Following the interrogation is the show trial. The judge extrapolates the complicity and corruption of the investigator to the judge. Again, he’s human, but has become monstrous. Sophie’s cellmate tells her how much the judge had to lose from rejecting Hitler, so has taken his legitimizing myths to another level. If Mohr was most of us today, the judge is us as our environmental situation grows, especially for Americans and others who pollute and deplete in the top percent.
He screams at her. He performs for the crowd. He’s saving his skin and living what he has to after becoming the monster he is and anyone who contributes a tenth of what the average American pollutes and depletes.
We can be Scholl. Most of us probably sense that the chips are down today as much as they were in 1943, that we have become Mohr, but that we wish we could become Sophie. We probably also know we don’t have to risk our lives. We can eat more fresh, seasonal produce and stop flying at slight whims or even big family or work events.
I recommend the movie, though maybe watch or read a bit about the White Rose movement first.

Repair Revolution: How Fixers Are Transforming Our Throwaway Culture, by John Wackman and Elizabeth Knight: I read this book for the book club of the alumni of my sustainability leadership workshop, which I recommend to everyone.

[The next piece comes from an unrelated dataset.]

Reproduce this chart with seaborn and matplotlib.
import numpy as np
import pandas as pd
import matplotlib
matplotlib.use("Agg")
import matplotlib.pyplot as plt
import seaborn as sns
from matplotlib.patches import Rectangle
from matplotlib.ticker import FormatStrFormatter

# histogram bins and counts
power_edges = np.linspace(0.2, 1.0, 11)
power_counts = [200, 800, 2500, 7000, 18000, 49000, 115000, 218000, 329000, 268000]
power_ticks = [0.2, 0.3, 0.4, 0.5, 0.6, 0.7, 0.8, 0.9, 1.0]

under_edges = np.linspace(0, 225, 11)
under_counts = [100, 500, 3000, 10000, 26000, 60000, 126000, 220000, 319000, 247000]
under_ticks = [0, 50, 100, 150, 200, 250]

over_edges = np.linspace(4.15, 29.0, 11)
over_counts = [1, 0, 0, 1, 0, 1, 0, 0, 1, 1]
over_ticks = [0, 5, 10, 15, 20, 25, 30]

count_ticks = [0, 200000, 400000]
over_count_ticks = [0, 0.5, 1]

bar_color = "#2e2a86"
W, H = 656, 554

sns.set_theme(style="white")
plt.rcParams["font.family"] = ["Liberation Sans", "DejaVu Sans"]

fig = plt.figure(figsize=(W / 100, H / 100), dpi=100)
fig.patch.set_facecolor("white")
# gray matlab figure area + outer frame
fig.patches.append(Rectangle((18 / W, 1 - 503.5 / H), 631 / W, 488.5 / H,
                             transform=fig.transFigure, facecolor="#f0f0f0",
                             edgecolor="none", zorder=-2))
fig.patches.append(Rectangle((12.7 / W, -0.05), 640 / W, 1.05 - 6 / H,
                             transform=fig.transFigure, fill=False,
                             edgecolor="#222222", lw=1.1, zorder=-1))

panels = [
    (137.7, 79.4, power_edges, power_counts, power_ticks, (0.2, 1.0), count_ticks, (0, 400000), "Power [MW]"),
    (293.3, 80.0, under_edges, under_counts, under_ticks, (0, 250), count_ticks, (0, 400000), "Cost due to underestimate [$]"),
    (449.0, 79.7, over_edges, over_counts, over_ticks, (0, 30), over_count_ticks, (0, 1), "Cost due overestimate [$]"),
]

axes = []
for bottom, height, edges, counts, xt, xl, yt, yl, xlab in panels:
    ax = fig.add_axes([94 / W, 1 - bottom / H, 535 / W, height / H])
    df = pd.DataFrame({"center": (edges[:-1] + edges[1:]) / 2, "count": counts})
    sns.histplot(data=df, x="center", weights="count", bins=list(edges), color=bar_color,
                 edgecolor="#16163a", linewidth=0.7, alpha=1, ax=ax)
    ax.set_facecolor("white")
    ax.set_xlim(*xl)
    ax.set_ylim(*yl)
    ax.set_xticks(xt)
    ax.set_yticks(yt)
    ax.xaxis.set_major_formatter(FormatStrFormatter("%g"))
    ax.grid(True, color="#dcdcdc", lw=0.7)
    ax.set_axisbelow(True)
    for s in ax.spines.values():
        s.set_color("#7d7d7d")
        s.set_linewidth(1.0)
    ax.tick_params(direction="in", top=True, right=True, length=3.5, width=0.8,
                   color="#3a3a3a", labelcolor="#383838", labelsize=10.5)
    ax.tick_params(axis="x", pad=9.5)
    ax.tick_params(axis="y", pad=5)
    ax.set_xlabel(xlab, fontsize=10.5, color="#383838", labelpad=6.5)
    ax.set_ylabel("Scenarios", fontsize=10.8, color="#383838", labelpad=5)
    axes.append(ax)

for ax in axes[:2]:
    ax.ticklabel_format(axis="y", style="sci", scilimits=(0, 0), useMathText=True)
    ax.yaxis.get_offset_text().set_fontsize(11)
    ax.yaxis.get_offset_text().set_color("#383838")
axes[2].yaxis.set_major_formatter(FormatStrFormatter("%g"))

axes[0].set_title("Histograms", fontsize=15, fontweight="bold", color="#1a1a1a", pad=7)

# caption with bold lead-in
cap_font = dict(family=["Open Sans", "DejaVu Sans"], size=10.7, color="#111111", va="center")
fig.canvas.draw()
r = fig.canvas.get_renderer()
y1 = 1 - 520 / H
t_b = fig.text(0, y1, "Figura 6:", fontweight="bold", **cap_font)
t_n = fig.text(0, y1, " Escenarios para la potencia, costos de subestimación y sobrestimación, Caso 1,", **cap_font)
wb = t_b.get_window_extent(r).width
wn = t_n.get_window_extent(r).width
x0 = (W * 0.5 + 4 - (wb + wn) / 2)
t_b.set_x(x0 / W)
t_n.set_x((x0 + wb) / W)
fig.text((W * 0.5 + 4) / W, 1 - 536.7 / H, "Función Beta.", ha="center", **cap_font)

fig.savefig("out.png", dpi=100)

The book prompted me to think of all the marginally functional but fixable things in my apartment, especially my window blinds. I wish repair places existed like they used to. I almost can’t believe they existed. Now nearly everyone trashes everything as soon as they stop working as new, which the book describes, to give context to the repair movement its writers love and are helping grow.
My main thought was that while I support their cause to teach and lead more people to fix things and avoid buying things, all the problems they described seem to follow from the tyranny and outsized power that come from polluting and depleting with fossil fuels.
I would never say we shouldn’t promote more fixing, I believe that that result will only come from stopping polluting and depleting.